Prior to World War II, our “previous culture” by and large demonstrated an emphasis on individual rights, but these individual rights and desires had boundaries. One’s rights were balanced by one’s responsibilities owed to the needs of their family, their state, their community, and/or their faith.


After World War II, in our “present culture,” there was an explosion of what Taylor calls “Expressive Individualism,” and individualism became an absolute! The new view declared that the interest and desires of the individual always came before the needs or wishes of the group, the family, community, or country. Self-sacrifice was praised!


The previous culture said, “you are your duties.” Present culture says, “you are your desires.” Previous culture, you got a sense of identity by sublimating your individual interest to what society said/needed, the nation said/needed or family said/needed. Sacrifice was praised!


Present culture says the only heroic narrative is for you to look inside yourself, and YOU decide who you are or what you want to be. YOU assert yourself in spite of what your family says, in spite of what your faith or society says. Don’t worry about what anybody else says. You recognize yourself; you bestow honor upon yourself. To say otherwise, you are not just being mistaken but evil and oppressive. Self-interest is praised!

 

A chosen identity is often incoherent in that you have inconsistencies within yourself. Often your deepest feelings contradict each other.

 

Tim Keller describes several reasons why choosing your own identity doesn’t work. The first is that a chosen identity is often incoherent in that you have inconsistencies within yourself. Often your deepest feelings contradict each other. For example, you may love your spouse and your career, but both can’t be the foundation of your identity. Another reason it doesn’t work is that we as people are unstable, we are always changing, and our 15-year-old self is not as wise as our 30-year-old self (hopefully).

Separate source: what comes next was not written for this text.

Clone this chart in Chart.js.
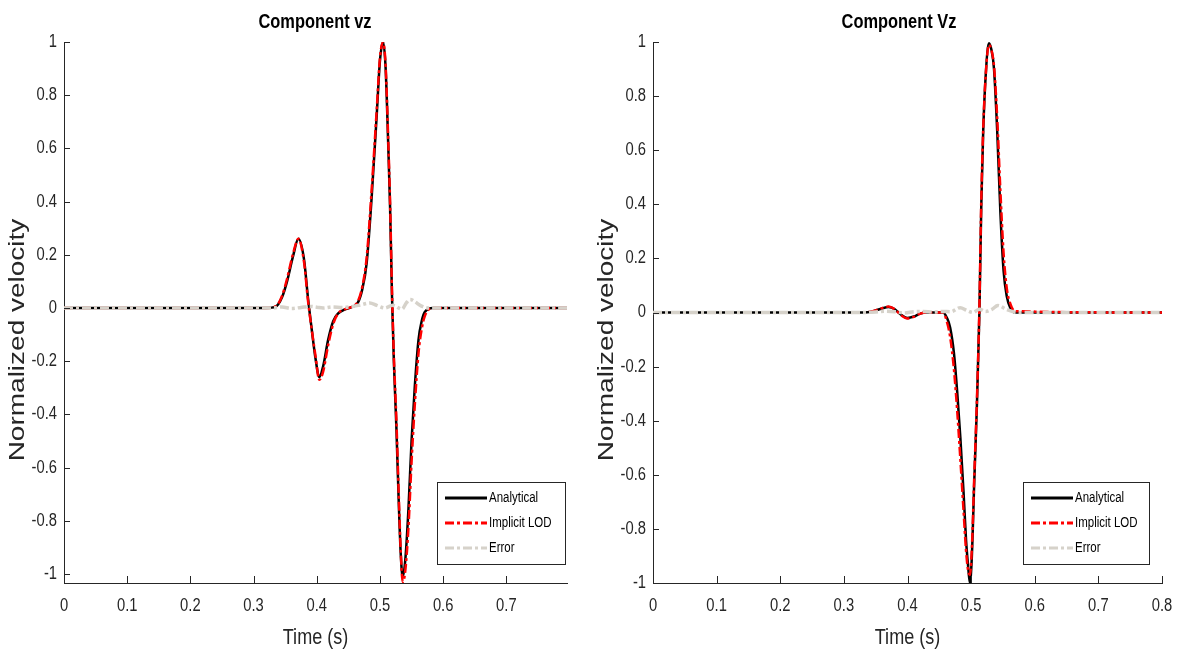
<!DOCTYPE html>
<html>
<head>
<meta charset="utf-8">
<script src="https://cdn.jsdelivr.net/npm/chart.js@4.4.1/dist/chart.umd.min.js"></script>
<style>
  html, body { margin: 0; padding: 0; background: #fff; }
  #wrap { position: relative; width: 1178px; height: 656px; }
  canvas { position: absolute; top: 0; }
  #chartA { left: 0; }
  #chartB { left: 589px; }
</style>
</head>
<body>
<div id="wrap">
  <canvas id="chartA" width="589" height="656"></canvas>
  <canvas id="chartB" width="589" height="656"></canvas>
</div>
<script>
// --- tick labels ---
const xTicks = [0, 0.1, 0.2, 0.3, 0.4, 0.5, 0.6, 0.7, 0.8];
const yTicks = [-1, -0.8, -0.6, -0.4, -0.2, 0, 0.2, 0.4, 0.6, 0.8, 1];

// --- left panel: Component vz ---
const timeA = [0, 0.32, 0.335, 0.345, 0.353, 0.362, 0.371, 0.380, 0.386, 0.392, 0.398, 0.404, 0.410, 0.418, 0.426,
  0.434, 0.445, 0.457, 0.465, 0.472, 0.479, 0.487, 0.495, 0.500, 0.505, 0.509, 0.513, 0.516, 0.519, 0.522,
  0.526, 0.530, 0.533, 0.536, 0.540, 0.545, 0.550, 0.555, 0.561, 0.566, 0.571, 0.584, 0.796];
const analyticalA = [0, 0, 0.005, 0.04, 0.10, 0.19, 0.26, 0.18, 0.04, -0.08, -0.19, -0.26, -0.22, -0.12, -0.05,
  -0.02, -0.005, 0.005, 0.02, 0.07, 0.17, 0.42, 0.73, 0.93, 1.0, 0.90, 0.62, 0.38, 0.05, -0.20,
  -0.45, -0.75, -0.93, -1.01, -0.95, -0.76, -0.50, -0.30, -0.12, -0.05, -0.015, 0, 0];
const implicitA = [0, 0, 0.006, 0.045, 0.11, 0.20, 0.26, 0.17, 0.03, -0.08, -0.18, -0.27, -0.24, -0.14, -0.06,
  -0.02, -0.004, 0.006, 0.025, 0.08, 0.19, 0.45, 0.75, 0.94, 1.0, 0.91, 0.64, 0.40, 0.07, -0.18,
  -0.42, -0.72, -0.92, -1.03, -0.99, -0.83, -0.58, -0.37, -0.17, -0.08, -0.03, 0, 0];
const errTimeA = [0, 0.33, 0.345, 0.36, 0.375, 0.39, 0.40, 0.41, 0.425, 0.44, 0.455, 0.47, 0.484, 0.495,
  0.508, 0.52, 0.535, 0.542, 0.548, 0.555, 0.565, 0.576, 0.796];
const errorA = [0, 0, 0.004, -0.002, 0.002, 0.006, 0.003, 0.0, 0.004, 0.002, 0.005, 0.012, 0.019, 0.01,
  0.0, 0.01, -0.004, 0.02, 0.032, 0.024, 0.008, 0, 0];

// --- right panel: Component Vz ---
const timeB = [0, 0.33, 0.345, 0.36, 0.370, 0.380, 0.390, 0.400, 0.410, 0.420, 0.430, 0.456, 0.462, 0.467, 0.473,
  0.478, 0.483, 0.488, 0.492, 0.495, 0.498, 0.501, 0.505, 0.509, 0.513, 0.516, 0.519, 0.523, 0.528, 0.532,
  0.536, 0.541, 0.546, 0.551, 0.556, 0.562, 0.569, 0.8];
const analyticalB = [0, 0, 0.004, 0.015, 0.02, 0.012, -0.008, -0.02, -0.015, -0.004, 0, 0, -0.02, -0.055, -0.15,
  -0.29, -0.46, -0.66, -0.84, -0.93, -1.0, -0.91, -0.62, -0.35, 0.0, 0.40, 0.67, 0.88, 0.995, 0.97,
  0.90, 0.67, 0.37, 0.155, 0.06, 0.015, 0, 0];
const implicitB = [0, 0, 0.005, 0.016, 0.022, 0.012, -0.01, -0.022, -0.016, -0.004, 0, 0, -0.035, -0.09, -0.21,
  -0.36, -0.54, -0.73, -0.88, -0.95, -0.97, -0.88, -0.60, -0.33, 0.02, 0.42, 0.68, 0.88, 0.99, 0.97,
  0.91, 0.72, 0.45, 0.22, 0.09, 0.03, 0.005, 0];
const errTimeB = [0, 0.33, 0.35, 0.365, 0.38, 0.395, 0.41, 0.425, 0.44, 0.455, 0.468, 0.483, 0.493, 0.503,
  0.513, 0.523, 0.533, 0.542, 0.555, 0.572, 0.8];
const errorB = [0, 0, 0.002, 0.005, 0.003, -0.002, 0.003, 0.004, 0.002, 0.004, 0.003, 0.018, 0.008, 0.0,
  0.012, 0.004, 0.012, 0.026, 0.012, 0, 0];

const FONT = "'Liberation Sans', Arial, Helvetica, sans-serif";
const SQUEEZE = 0.82;   // the original figure is squashed horizontally
const AXIS = '#262626';

const pts = (xs, ys) => xs.map((x, i) => ({ x, y: ys[i] }));
const fmt = v => String(Number(v.toFixed(2)));

// text drawn narrower like the source image
function squeezedText(ctx, text, x, y, font, align, color, rotate) {
  ctx.save();
  ctx.translate(x, y);
  ctx.scale(SQUEEZE, 1);
  if (rotate) ctx.rotate(-Math.PI / 2);
  ctx.font = font;
  ctx.fillStyle = color;
  ctx.textAlign = align;
  ctx.textBaseline = 'middle';
  ctx.fillText(text, 0, 0);
  ctx.restore();
}

// matlab-ish decorations: inward ticks, labels, titles, boxed legend
const matlabAxes = {
  id: 'matlabAxes',
  afterDraw(chart, args, opts) {
    const { ctx, chartArea: a, scales: { x, y } } = chart;
    ctx.save();
    ctx.strokeStyle = AXIS;
    ctx.lineWidth = 1;
    ctx.beginPath();
    x.ticks.forEach(t => {
      const px = Math.round(x.getPixelForValue(t.value)) + 0.5;
      ctx.moveTo(px, a.bottom); ctx.lineTo(px, a.bottom - 7);
    });
    y.ticks.forEach(t => {
      const py = Math.round(y.getPixelForValue(t.value)) + 0.5;
      ctx.moveTo(a.left, py); ctx.lineTo(a.left + 6, py);
    });
    ctx.stroke();

    x.ticks.forEach(t => squeezedText(ctx, fmt(t.value), x.getPixelForValue(t.value), a.bottom + 23, '18px ' + FONT, 'center', AXIS));
    y.ticks.forEach(t => squeezedText(ctx, fmt(t.value), a.left - 7, y.getPixelForValue(t.value), '18px ' + FONT, 'right', AXIS));

    squeezedText(ctx, 'Time (s)', (a.left + a.right) / 2, 638, '22px ' + FONT, 'center', AXIS);
    squeezedText(ctx, 'Normalized velocity', 18, 340, '28px ' + FONT, 'center', AXIS, true);
    squeezedText(ctx, opts.title, opts.titleX, 22, 'bold 20px ' + FONT, 'center', '#000');

    const L = opts.legend;
    ctx.fillStyle = '#fff';
    ctx.fillRect(L.x, L.y, L.w, L.h);
    ctx.strokeStyle = AXIS;
    ctx.strokeRect(L.x + 0.5, L.y + 0.5, L.w, L.h);
    chart.data.datasets.forEach((ds, i) => {
      const cy = L.y + 16 + i * 25;
      ctx.beginPath();
      ctx.setLineDash(ds.borderDash || []);
      ctx.strokeStyle = ds.borderColor;
      ctx.lineWidth = 3;
      ctx.moveTo(L.x + 8, cy); ctx.lineTo(L.x + 50, cy);
      ctx.stroke();
      ctx.setLineDash([]);
      squeezedText(ctx, ds.label, L.x + 52, cy, '14px ' + FONT, 'left', '#000');
    });
    ctx.restore();
  }
};

function buildChart(id, cfg) {
  return new Chart(document.getElementById(id), {
    type: 'line',
    data: {
      datasets: [
        { label: 'Analytical', data: pts(cfg.time, cfg.analytical), borderColor: '#000000', borderWidth: 2.5, order: 2 },
        { label: 'Implicit LOD', data: pts(cfg.time, cfg.implicit), borderColor: '#ff0000', borderWidth: 2.5, borderDash: [9, 3, 3, 3], order: 1 },
        { label: 'Error', data: pts(cfg.errTime, cfg.error), borderColor: '#d6d2ca', borderWidth: 3.5, borderDash: [9, 3, 3, 3], order: 0 }
      ]
    },
    options: {
      responsive: false,
      animation: false,
      elements: { point: { radius: 0 }, line: { cubicInterpolationMode: 'monotone', fill: false } },
      layout: { padding: { top: 42, right: cfg.padRight, left: 0, bottom: 0 } },
      plugins: {
        legend: { display: false },
        tooltip: { enabled: false },
        matlabAxes: { title: cfg.title, titleX: cfg.titleX, legend: cfg.legend }
      },
      scales: {
        x: {
          type: 'linear', min: 0, max: cfg.xMax,
          afterBuildTicks: s => { s.ticks = xTicks.filter(v => v <= cfg.xMax + 1e-9).map(v => ({ value: v })); },
          afterFit: s => { s.height = 73; },
          ticks: { display: false },
          grid: { display: false, drawTicks: false },
          border: { color: AXIS, width: 1 }
        },
        y: {
          type: 'linear', min: cfg.yMin, max: 1,
          afterBuildTicks: s => { s.ticks = yTicks.map(v => ({ value: v })); },
          afterFit: s => { s.width = 64; },
          ticks: { display: false },
          grid: { display: false, drawTicks: false },
          border: { color: AXIS, width: 1 }
        }
      }
    },
    plugins: [matlabAxes]
  });
}

buildChart('chartA', {
  time: timeA, analytical: analyticalA, implicit: implicitA, errTime: errTimeA, error: errorA,
  xMax: 0.796, yMin: -1.034, padRight: 22,
  title: 'Component vz', titleX: 315,
  legend: { x: 437, y: 482, w: 128, h: 82 }
});

buildChart('chartB', {
  time: timeB, analytical: analyticalB, implicit: implicitB, errTime: errTimeB, error: errorB,
  xMax: 0.8, yMin: -1, padRight: 16,
  title: 'Component Vz', titleX: 310,
  legend: { x: 434, y: 482, w: 126, h: 82 }
});
</script>
</body>
</html>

Our cultural basis for identity is also an illusion. It is inconsistent and ever-changing. Take, for example, a 15-year-old Anglo Saxon warrior. He may look inside and feel both aggression and same-sex attraction. He says ‘same-sex attraction is wrong’ and suppresses it because of his culture, but ‘aggression is good,’ so he fights and kills, and it's heroic. On the other hand, take a 15-year-old boy living in New York today, he may look inside and feels both aggression and same-sex attraction. He says, ‘Same-sex attraction is right’ and acts on it because of his culture, and its heroic, but ‘aggression is bad,’ so he suppresses it.

 

There is also a huge pressure when determining your own identity because you must look inside, figure out who you are, be consistent, and then achieve it all by yourself.

 

There is also a huge pressure when determining your own identity because you must look inside, figure out who you are, be consistent, and then achieve it all by yourself. Any identity that is achieved rather than received requires that others be less than you. We rarely feel satisfied with being ‘smart’ or ‘talented’ for its own sake. We feel satisfaction from being ‘smarter’ or ‘more talented’ than others. Thus, a “self-determined achievement” identity puts pressure on relationships as there will always be those greater and lesser than ourselves. This is why God’s way to a ‘received identity’ is so superior!

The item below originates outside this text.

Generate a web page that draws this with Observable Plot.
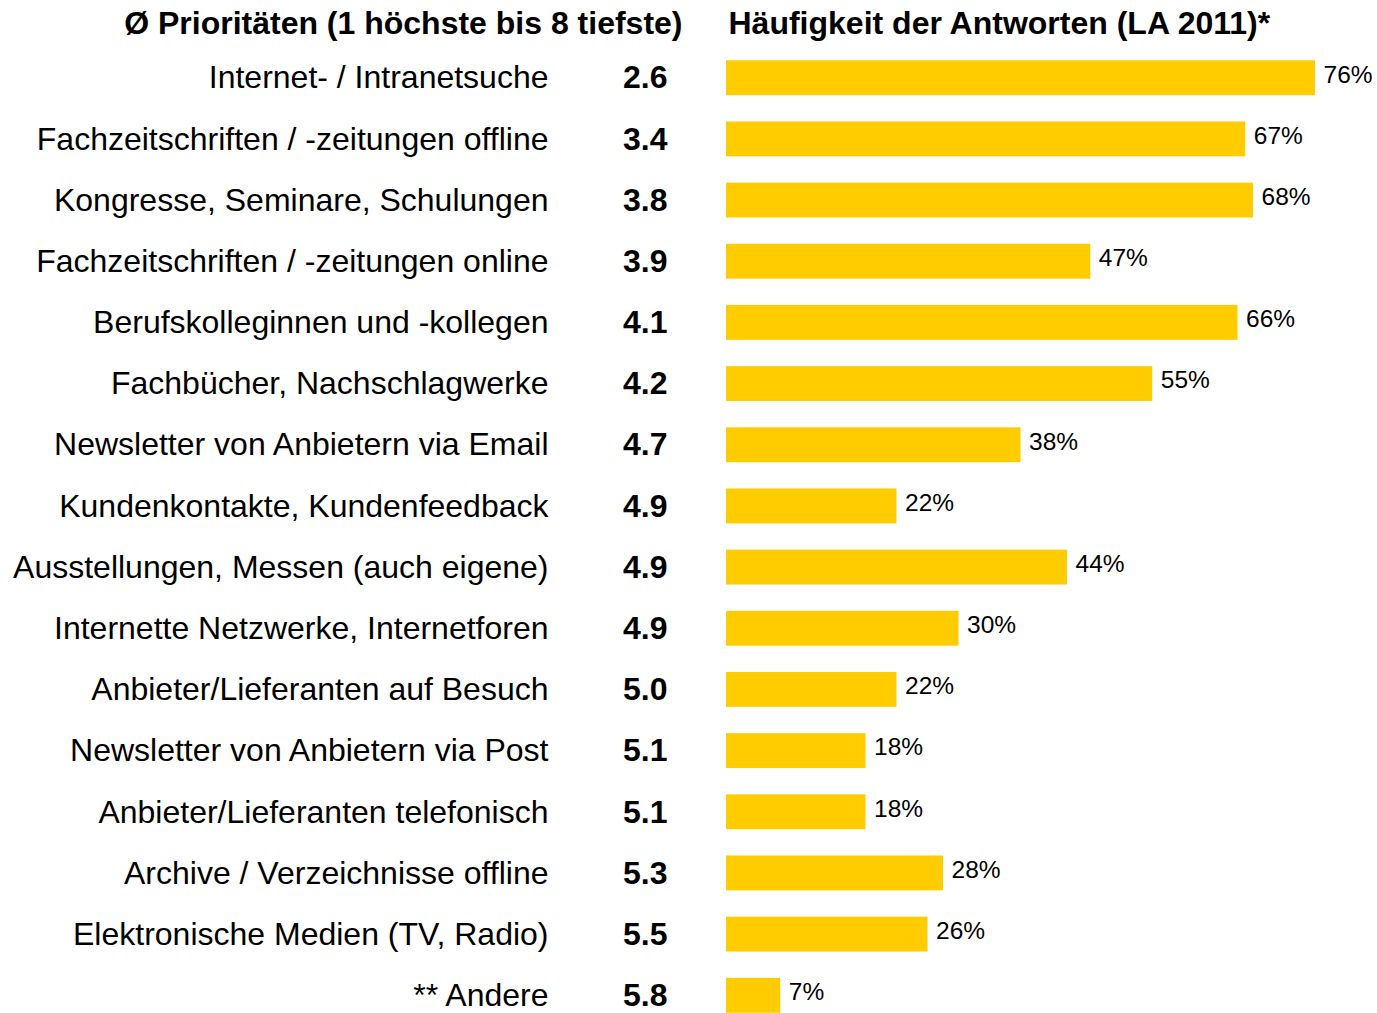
<!DOCTYPE html>
<html>
<head>
<meta charset="utf-8">
<script src="https://cdn.jsdelivr.net/npm/d3@7"></script>
<script src="https://cdn.jsdelivr.net/npm/@observablehq/plot@0.6"></script>
<style>
  html, body { margin: 0; padding: 0; background: #fff; }
  #chart svg { display: block; font-family: "Liberation Sans", Arial, sans-serif; }
</style>
</head>
<body>
<div id="chart"></div>
<script>
const categories = [
  "Internet- / Intranetsuche",
  "Fachzeitschriften / -zeitungen offline",
  "Kongresse, Seminare, Schulungen",
  "Fachzeitschriften / -zeitungen online",
  "Berufskolleginnen und -kollegen",
  "Fachbücher, Nachschlagwerke",
  "Newsletter von Anbietern via Email",
  "Kundenkontakte, Kundenfeedback",
  "Ausstellungen, Messen (auch eigene)",
  "Internette Netzwerke, Internetforen",
  "Anbieter/Lieferanten auf Besuch",
  "Newsletter von Anbietern via Post",
  "Anbieter/Lieferanten telefonisch",
  "Archive / Verzeichnisse offline",
  "Elektronische Medien (TV, Radio)",
  "** Andere"
];
const priorities = [2.6, 3.4, 3.8, 3.9, 4.1, 4.2, 4.7, 4.9, 4.9, 4.9, 5.0, 5.1, 5.1, 5.3, 5.5, 5.8];
const frequencies = [76, 67, 68, 47, 66, 55, 38, 22, 44, 30, 22, 18, 18, 28, 26, 7];
const titleLeft = "Ø Prioritäten (1 höchste bis 8 tiefste)";
const titleRight = "Häufigkeit der Antworten (LA 2011)*";

const data = categories.map((c, i) => ({cat: c, prio: priorities[i], freq: frequencies[i]}));

const chart = Plot.plot({
  width: 1377,
  height: 1013,
  marginLeft: 726,
  marginRight: 0,
  marginTop: 46,
  marginBottom: 0,
  x: {domain: [0, 84], axis: null},
  y: {domain: categories, range: [34, 1039], padding: 0.43, round: false, axis: null},
  marks: [
    Plot.barX(data, {x: "freq", y: "cat", fill: "#FFCC00"}),
    Plot.text(data, {x: 0, y: "cat", text: "cat", textAnchor: "end", dx: -178, dy: 0, fontSize: 32, fill: "#000"}),
    Plot.text(data, {x: 0, y: "cat", text: d => d.prio.toFixed(1), textAnchor: "end", dx: -59, dy: 0, fontSize: 32, fontWeight: "bold", fill: "#000"}),
    Plot.text(data, {x: "freq", y: "cat", text: d => d.freq + "%", textAnchor: "start", dx: 8, dy: -3.5, fontSize: 24.5, fill: "#000"}),
    Plot.text([titleLeft], {x: () => 0, text: d => d, frameAnchor: "top", lineAnchor: "middle", textAnchor: "end", dx: -44, dy: -23, fontSize: 32, fontWeight: "bold", fill: "#000"}),
    Plot.text([titleRight], {x: () => 0, text: d => d, frameAnchor: "top", lineAnchor: "middle", textAnchor: "start", dx: 2, dy: -23, fontSize: 32, fontWeight: "bold", fill: "#000"})
  ]
});
document.getElementById("chart").appendChild(chart);
</script>
</body>
</html>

Receiving an identity that is not based on culture or achievements or feelings requires someone in your life that you esteem highly, is greater than you, that you can trust perfectly, and won’t disillusion you. He does not vacillate in his assessment of whom you are based on your performance. In other words, you need the love, approval, and esteem of someone you esteem highly to declare who you are and thus give you your identity to be truly satisfied.

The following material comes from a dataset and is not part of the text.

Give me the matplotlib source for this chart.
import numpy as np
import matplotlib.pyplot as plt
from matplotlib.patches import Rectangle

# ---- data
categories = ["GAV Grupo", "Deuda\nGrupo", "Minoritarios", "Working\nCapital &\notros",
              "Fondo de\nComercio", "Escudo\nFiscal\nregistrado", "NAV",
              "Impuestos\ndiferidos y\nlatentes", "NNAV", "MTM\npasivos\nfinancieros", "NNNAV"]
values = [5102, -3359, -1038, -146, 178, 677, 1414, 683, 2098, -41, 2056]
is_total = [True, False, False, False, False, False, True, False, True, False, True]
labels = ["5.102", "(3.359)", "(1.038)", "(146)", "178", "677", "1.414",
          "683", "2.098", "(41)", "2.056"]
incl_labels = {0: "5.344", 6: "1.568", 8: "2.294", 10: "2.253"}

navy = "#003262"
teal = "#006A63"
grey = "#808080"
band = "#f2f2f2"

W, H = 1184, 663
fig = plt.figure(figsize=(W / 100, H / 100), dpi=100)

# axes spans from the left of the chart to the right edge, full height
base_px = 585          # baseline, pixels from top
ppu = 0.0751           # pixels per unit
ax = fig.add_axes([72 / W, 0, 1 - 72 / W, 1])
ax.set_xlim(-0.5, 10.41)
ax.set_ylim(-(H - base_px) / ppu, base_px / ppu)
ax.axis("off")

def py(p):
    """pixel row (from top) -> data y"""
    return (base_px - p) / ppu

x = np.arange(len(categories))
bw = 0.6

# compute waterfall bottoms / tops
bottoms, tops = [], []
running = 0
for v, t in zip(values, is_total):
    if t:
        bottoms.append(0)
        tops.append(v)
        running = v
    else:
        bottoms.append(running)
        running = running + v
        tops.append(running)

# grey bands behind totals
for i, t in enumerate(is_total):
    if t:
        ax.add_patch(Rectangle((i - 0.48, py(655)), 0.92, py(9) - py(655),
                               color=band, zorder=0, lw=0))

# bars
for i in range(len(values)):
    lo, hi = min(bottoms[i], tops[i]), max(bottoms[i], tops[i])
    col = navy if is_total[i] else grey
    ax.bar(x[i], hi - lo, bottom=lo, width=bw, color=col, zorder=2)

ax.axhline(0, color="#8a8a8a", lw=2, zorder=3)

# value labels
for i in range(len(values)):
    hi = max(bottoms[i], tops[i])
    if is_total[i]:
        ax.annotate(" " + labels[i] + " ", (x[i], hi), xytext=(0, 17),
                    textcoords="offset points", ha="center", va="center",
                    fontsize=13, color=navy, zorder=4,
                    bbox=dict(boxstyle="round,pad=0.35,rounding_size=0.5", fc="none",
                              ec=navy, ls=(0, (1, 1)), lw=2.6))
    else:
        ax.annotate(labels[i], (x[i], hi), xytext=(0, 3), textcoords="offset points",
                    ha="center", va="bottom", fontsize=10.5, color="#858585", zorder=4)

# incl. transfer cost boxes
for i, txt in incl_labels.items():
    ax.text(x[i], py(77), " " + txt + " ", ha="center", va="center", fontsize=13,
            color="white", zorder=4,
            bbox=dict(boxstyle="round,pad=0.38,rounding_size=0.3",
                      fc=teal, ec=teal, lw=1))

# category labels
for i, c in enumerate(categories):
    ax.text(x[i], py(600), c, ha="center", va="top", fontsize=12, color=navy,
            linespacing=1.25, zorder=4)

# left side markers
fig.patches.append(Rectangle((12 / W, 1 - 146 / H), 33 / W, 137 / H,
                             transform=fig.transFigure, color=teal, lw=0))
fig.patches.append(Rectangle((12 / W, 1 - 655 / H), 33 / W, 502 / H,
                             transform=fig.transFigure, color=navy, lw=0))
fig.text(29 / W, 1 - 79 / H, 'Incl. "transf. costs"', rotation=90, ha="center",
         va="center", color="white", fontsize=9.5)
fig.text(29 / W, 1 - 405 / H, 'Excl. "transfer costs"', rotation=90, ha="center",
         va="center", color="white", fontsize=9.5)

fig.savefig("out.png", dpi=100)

That someone is God. God designed us to derive our identity from Him. He is the only true source of our identity. Receiving this God-given identity affords us the security to love, submit, serve, and seek the good of others.


God’s Design for Identity


While it can be tempting to choose your own identity, God’s design is the only true source for a healthy identity. We must derive our identity from Him and what He says about us. When we receive our God-given identity, it affords us the security that tells us our place, our purpose and our destiny. We can know where we came from, what our purpose is and where we are going.


We all draw from and operate out of multiple roles and experiences to form our identities. The key is recognizing which one is the one that trumps the others. Some of the identities we take on are detrimental: shame, sinner, etc. Some are good: based on family or talents. The key is not letting any of those identities trump your Kingdom identity as a child of the King.


In my early years, one of the primary identities that I embraced, and that shaped how I thought and behaved, was as a football player. When college football was over, I was asking, “Who am I now?” Because it was so much a part of how I derived my value, it took some time to reshape my identity. I began to discover that any identity other than my identity in Christ was fleeting. I had to find my true identity in my relationship with Jesus.


For example, my identity changed when I realized I was not a sinner who acted like a saint but a saint who sometimes sinned. When tempted, I would declare that this sinful desire I was feeling was not for me; it was not who I was anymore. I must daily, and sometimes hourly, declare that I no longer identify with the sin, and I say about myself what God says about each of His children. “I am His workmanship (poem), righteous in Christ, a saint,” etc.


With the help of a of a dear friend, and mature minister, I worked through a process of identifying the lies I had believed about myself and then countered them by identifying what God’s truth said. I wrote down a long list of who God said I am and then would recite the truth out loud every morning. Before bed, I recited these truths out loud again, and then Lea would speak these truths over me, preceding with, “You are…” For example, “You are righteous in Christ.” “You are loved unconditionally.” “You are a beloved son of the God most high!” Well, I think you get the idea.


So this is a good place to end and I think I will end it with this, “You are a beloved child of God, destined for the throne and a select arrow of God’s own choosing!”